Mathematicians occupy an odd place in the public imagination, as objects of great curiosity and also great misunderstanding. TV and movies portray us as anything from eccentric to insane, though sometimes we get to solve crimes. But there is rather little public understanding of what mathematicians actually do with their time.
Even among mathematicians, applied math has an odd reputation. Many pure mathematicians (those who spend their time working on purely abstract problems) regard applied math as mere "computation", as if we were essentially glorified calculators.
But applied mathematics is not about discovering new numbers, nor solving crimes, nor cranking out long calculations (though some of that is involved). At heart, applied math is about creating, refining, and analyzing models.
The "applied" in applied math means that we work on problems that are in some way relevant to the "real world". However, the real world is a complicated place, and virtually any system you might want to investigate has far too many interactions and unknowns to be understood completely. Imagine, for example, trying to understand the physical properties of a gas by first specifying the mass, volume, and exact location of each of billions of molecules, and then trying to predict where each particle will be in the next instant, and then the instant after that. Even if you were somehow able to do all these calculations, your answer would be valid only for that particular gas in that particular configuration, and would give you little insight into the behavior of gases in general.
So when we want to understand a system, we don't attempt to incorporate every potentially relevant detail. Instead, we model it: we focus on what we believe to be the essential features of the problem and throw out everything else. All models are oversimplifications, but if they are well-constructed, that is, if we have picked the right features to keep and the right ones to discard, they can provide valuable insight into the real-world problem we are studying.

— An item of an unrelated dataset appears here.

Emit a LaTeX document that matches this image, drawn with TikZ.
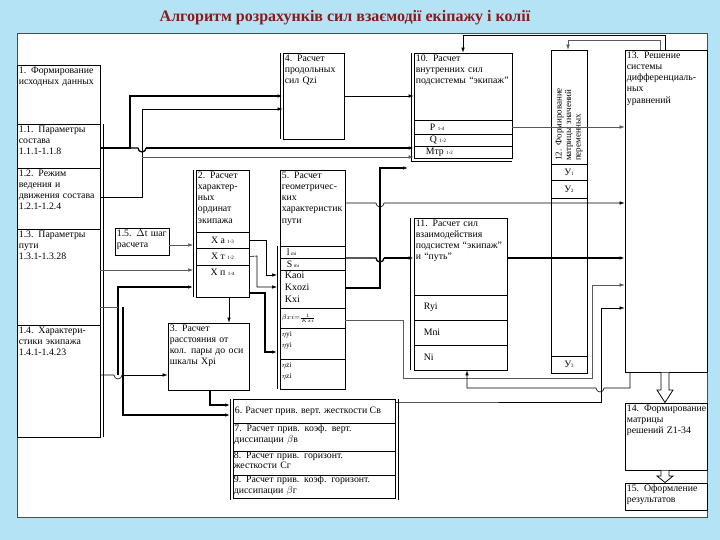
\documentclass[tikz,border=0pt]{standalone}
\usepackage{fontspec}
\setmainfont{Liberation Serif}
\usetikzlibrary{arrows.meta}
\definecolor{bg}{HTML}{B3E3F5}
\definecolor{ttl}{HTML}{8B1A1A}
\tikzset{
 box/.style={draw,fill=white,line width=0.7pt,inner sep=0pt,rectangle},
 txt/.style={anchor=north west,align=left,inner sep=2pt,font=\fontsize{9.8}{11.2}\selectfont},
 ctr/.style={inner sep=0pt,font=\fontsize{9.8}{11}\selectfont},
 ln/.style={line width=0.6pt},
 thk/.style={line width=1.3pt},
 gr/.style={line width=0.5pt,gray!70!black},
 ar/.style={-{Latex[length=5pt,width=3.5pt]}},
 hol/.style={draw,fill=white,line width=0.8pt},
}
\newcommand\bx[5]{\node[box,minimum width=#4pt,minimum height=#5pt] (#1) at ({#2+#4/2},{#3+#5/2}) {};}
\newcommand\dl[3]{\draw[line width=0.7pt] (#1,#2) -- (#1,#3);}
\begin{document}
\begin{tikzpicture}[x=1pt,y=-1pt]
\fill[bg] (0,0) rectangle (720,540);
\useasboundingbox (0,0) rectangle (720,540);
\node[font=\bfseries\fontsize{16}{18}\selectfont,text=ttl] (title) at (345,18) {Алгоритм розрахунків сил взаємодії екіпажу і колії};
\draw[fill=white,draw=gray!60!black,line width=0.8pt] (17,33) rectangle (707,517);
% block 1
\bx{b1}{17}{65}{83}{59}
\node[txt,text width=80pt] at (b1.north west) {1. Формирование исходных данных};
\bx{b11}{17}{124}{83}{44}
\node[txt,text width=80pt] at (b11.north west) {1.1. Параметры состава\\1.1.1-1.1.8};
\bx{b12}{17}{168}{83}{61}
\node[txt,text width=80pt] at (b12.north west) {1.2. Режим ведения и движения состава 1.2.1-1.2.4};
\bx{b13}{17}{229}{83}{96}
\node[txt,text width=80pt] at (b13.north west) {1.3. Параметры пути\\1.3.1-1.3.28};
\bx{b14}{17}{325}{83}{112}
\node[txt,text width=80pt] at (b14.north west) {1.4. Характери-стики экипажа 1.4.1-1.4.23};
\dl{103}{124}{437}
% 1.5
\bx{b15}{115}{228}{54}{27}
\node[txt,text width=52pt] at (b15.north west) {1.5. $\Delta$t шаг расчета};
% block 2
\bx{b2}{196}{170}{53}{62}
\node[txt,text width=52pt] at (b2.north west) {2. Расчет характер-ных ординат экипажа};
\bx{b2a}{196}{232}{53}{16}\node[ctr] at (b2a) {X а {\tiny 1-3}};
\bx{b2t}{196}{248}{53}{17}\node[ctr] at (b2t) {X т {\tiny 1-2}};
\bx{b2p}{196}{265}{53}{32}\node[ctr,anchor=north] at ([yshift=-4pt]b2p.north) {X п {\tiny 1-4}};
\dl{193}{170}{297}
% block 3
\bx{b3}{168}{323}{81}{67}
\node[txt,text width=80pt] at (b3.north west) {3. Расчет расстояния от кол. пары до оси шкалы Xpi};
% block 4
\bx{b4}{283}{53}{61}{86}
\node[txt,text width=60pt] at (b4.north west) {4. Расчет продольных сил Qzi};
\dl{280}{53}{139}
% block 5
\bx{b5}{280}{170}{65}{76}
\node[txt,text width=64pt] at (b5.north west) {5. Расчет геометричес-ких характеристик пути};
\bx{b5l}{280}{246}{65}{12}\node[ctr,anchor=west] at ([xshift=7pt]b5l.west) {l\,{\tiny mi}};
\bx{b5s}{280}{258}{65}{12}\node[ctr,anchor=west] at ([xshift=7pt]b5s.west) {S\,{\tiny mi}};
\bx{b5k}{280}{270}{65}{38}
\node[txt,text width=60pt,font=\fontsize{10}{11.8}\selectfont] at ([xshift=3pt]b5k.north west) {Kaoi\\Kxozi\\Kxi};
\bx{b5b}{280}{308}{65}{20}\node[ctr,anchor=west] at ([xshift=2pt]b5b.west) {$\scriptstyle\beta xi=\frac{1}{Kxi}$};
\bx{b5y}{280}{328}{65}{31}
\node[txt,font=\fontsize{7.5}{11}\selectfont] at ([yshift=-2pt]b5y.north west) {$\eta$yi\\$\eta$yi};
\bx{b5z}{280}{359}{65}{30}
\node[txt,font=\fontsize{7.5}{11}\selectfont] at ([yshift=-2pt]b5z.north west) {$\eta$zi\\$\eta$zi};
\dl{277}{246}{389}
% blocks 6-9
\bx{b6}{233}{399}{162}{24}\node[ctr,anchor=west] at ([xshift=2pt]b6.west) {6. Расчет прив. верт. жесткости Св};
\bx{b7}{233}{423}{162}{28}\node[txt,text width=158pt,inner sep=1.5pt] at (b7.north west) {7. Расчет прив. коэф. верт.\\диссипации $\beta$в};
\bx{b8}{233}{451}{162}{24}\node[txt,text width=158pt,inner sep=1pt,font=\fontsize{9.8}{10.5}\selectfont] at (b8.north west) {8. Расчет прив. горизонт.\\жесткости Сг};
\bx{b9}{233}{475}{162}{23}\node[txt,text width=158pt,inner sep=1pt,font=\fontsize{9.8}{10.5}\selectfont] at (b9.north west) {9. Расчет прив. коэф. горизонт.\\диссипации $\beta$г};
\dl{230}{399}{500}\dl{398}{399}{500}
% block 10
\bx{b10}{414}{53}{98}{67}
\node[txt,text width=94pt] at (b10.north west) {10. Расчет внутренних сил подсистемы ``экипаж''};
\bx{b10p}{414}{120}{98}{14}\node[ctr,anchor=west] at ([xshift=16pt]b10p.west) {P {\tiny 1-4}};
\bx{b10q}{414}{134}{98}{12}\node[ctr,anchor=west] at ([xshift=16pt]b10q.west) {Q {\tiny 1-2}};
\bx{b10m}{414}{146}{98}{12}\node[ctr,anchor=west] at ([xshift=12pt]b10m.west) {Mтр {\tiny 1-2}};
\dl{411}{53}{161}
\draw[line width=0.5pt] (411,161) -- (512,161);
% block 11
\bx{b11b}{414}{218}{93}{77}
\node[txt,text width=90pt] at (b11b.north west) {11. Расчет сил взаимодействия подсистем ``экипаж'' и ``путь''};
\bx{b11r}{414}{295}{93}{25}\node[ctr,anchor=west] at ([xshift=10pt]b11r.west) {Ryi};
\bx{b11m}{414}{320}{93}{25}\node[ctr,anchor=west] at ([xshift=10pt]b11m.west) {Mni};
\bx{b11n}{414}{345}{93}{25}\node[ctr,anchor=west] at ([xshift=10pt]b11n.west) {Ni};
\dl{410}{218}{370}
% block 12
\bx{c12}{551}{50}{36}{114}
\node[ctr,rotate=90,align=left,text width=108pt,font=\fontsize{9}{9.5}\selectfont] at (c12) {12. Формирование матрицы значений переменных};
\bx{c12a}{551}{164}{36}{16}\node[ctr] at (c12a) {У{\tiny 1}};
\bx{c12b}{551}{180}{36}{18}\node[ctr] at (c12b) {У{\tiny 2}};
\bx{c12m}{551}{198}{36}{158}
\bx{c12c}{551}{356}{36}{17}\node[ctr] at (c12c) {У{\tiny 3}};
% 13-15
\bx{b13b}{625}{50}{82}{322}
\node[txt,text width=80pt] at (b13b.north west) {13. Решение системы дифференциаль-ных\\уравнений};
\bx{b14b}{625}{403}{82}{67}
\node[txt,text width=84pt] at (b14b.north west) {14. Формирование матрицы\\решений Z1-34};
\bx{b15b}{625}{483}{82}{27}
\node[txt,text width=80pt] at (b15b.north west) {15. Оформление результатов};
\path[hol] (661,372.5) -- (661,390) -- (657,390) -- (665,402.5) -- (673,390) -- (669,390) -- (669,372.5);
\path[hol] (661,470.5) -- (661,476) -- (657,476) -- (665,482.5) -- (673,476) -- (669,476) -- (669,470.5);
% connectors
\draw[thk,ar] (b11.east |- 0,148) -- (130,148) -- (130,96) -- (b4.west |- 0,96);
\draw[thk] (130,148) -- (138,148) arc (180:0:4) -- (146,148);
\draw[thk,ar] (146,148) -- (b10.west |- 0,148);
\draw[ln,ar] (b12.east |- 0,197) -- (142,197) -- (142,109) -- (b4.west |- 0,109);
\draw[gr,ar] (142,157) -- (b10.west |- 0,157);
\draw[ln,ar] (b4.east |- 0,96) -- (b10.west |- 0,96);
\draw[ln,ar] (b13b.north -| 665,0) -- (665,35) -- (463,35) -- (b10.north -| 463,0);
\draw[gr,ar] (b13b.north -| 660,0) -- (660,40) -- (568,40) -- (c12.north -| 568,0);
\draw[gr,ar] (b10p.east) -- (b13b.west |- 0,127);
\draw[ln,ar] (b5.east |- 0,203) -- (376,203) arc (180:0:4) -- (b13b.west |- 0,203);
\draw[thk] (b5s.east |- 0,258) -- (376,258) arc (180:0:4) -- (384,258);
\draw[thk,ar] (384,258) -- (b11b.west |- 0,258);
\draw[thk,ar] (b11b.east |- 0,258) -- (b13b.west |- 0,258);
\draw[thk,ar] (b5k.east |- 0,288) -- (380,288) -- (380,168) -- (408,168);
\draw[gr,ar] (b5b.east |- 0,320) -- (403,320) -- (403,378) -- (592,378) -- (592,285) -- (b13b.west |- 0,285);
\draw[ln,ar] (630,372) -- (630,388) -- (604,388) arc (0:180:4) -- (467,388) -- (b11n.south -| 467,0);
\draw[ln,ar] (b6.east |- 0,402) -- (398,402) -- (601,402) -- (601,308) -- (b13b.west |- 0,308);
\draw[gr,ar] (b13.east |- 0,270) -- (193,270);
\draw[gr,ar] (b15.east |- 0,245) -- (193,245);
\draw[ln] (b14.east |- 0,375) -- (114,375) arc (180:0:4) -- (122,375);
\draw[ln,ar] (122,375) -- (b3.west |- 0,375);
\draw[thk,ar] (118,375) -- (118,287) -- (193,287);
\draw[gr] (b13.east |- 0,307) -- (118,307);
\draw[thk,ar] (123,307) -- (123,415) -- (230,415);
\draw[ln,ar] (b2a.east) -- (266,240) -- (266,275) -- (277,275);
\draw[ln,ar] (b2t.east) -- (257,256) -- (257,287) -- (277,287);
\draw[thk,ar] (249,293) -- (265,293) -- (265,352) -- (277,352);
\draw[ln,ar] (b2p.south -| 229,0) -- (b3.north -| 229,0);
\draw[thk,ar] (b3.south -| 210,0) -- (210,405) -- (230,405);
\end{tikzpicture}
\end{document}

All models incorporate a trade-off, which I've (poorly) illustrated here:
We often hear about models on the right end of this spectrum: models of
of large-scale, complex phenomena such as the global climate or economy. These models incorporate many different variables in order to be as accurate as possible in predicting reality. The trade-off is that there is generally less insight to be gained from such models, because cause and effect relationships can be difficult to untangle with so many variables involved.
Mathematicians are more interested in the simple end. Unlike complex models, which can generally only be analyzed through computer simulation, simple models can often be analyzed using a pencil and paper. Though they do not describe reality as accurately as complex models, they illustrate very clearly how and why certain effects lead to certain outcomes. Simple models also have the advantage of generality: the same set of simple features may be present in a wide variety of systems. The more variables and complications you throw in, the more your model becomes tied to the one specific problem you started with.
I've written a lot in this blog about the Prisoners' Dilemma as a model for cooperation. The essence of the model is this: two players each have a choice whether or not to cooperate with the other. If a player decides to cooperate, they pay some cost, and the other player gains some benefit. Of course, cooperation happens in many different forms in human and animal life, and you could study any particular cooperative behavior by tracing its social and/or cognitive basis, as well as its evolutionary origin. But by studying the particularly abstract, simple model that is the Prisoners' Dilemma, you can gain some insight into the phenomenon of cooperation in general: when and why it evolves, and how it is maintained.
The purpose and method of developing and analyzing models is a strangely absent topic from high school and college math and science classes (a welcome exception is a course I'm currently TAing at Boston University that teaches quantitative reasoning to non-science majors). But given the role that models play in our economy as well as in science, and the catastrophic consequences of their failure, I think that communicating an understanding of the modeling process should be a central goal of science education.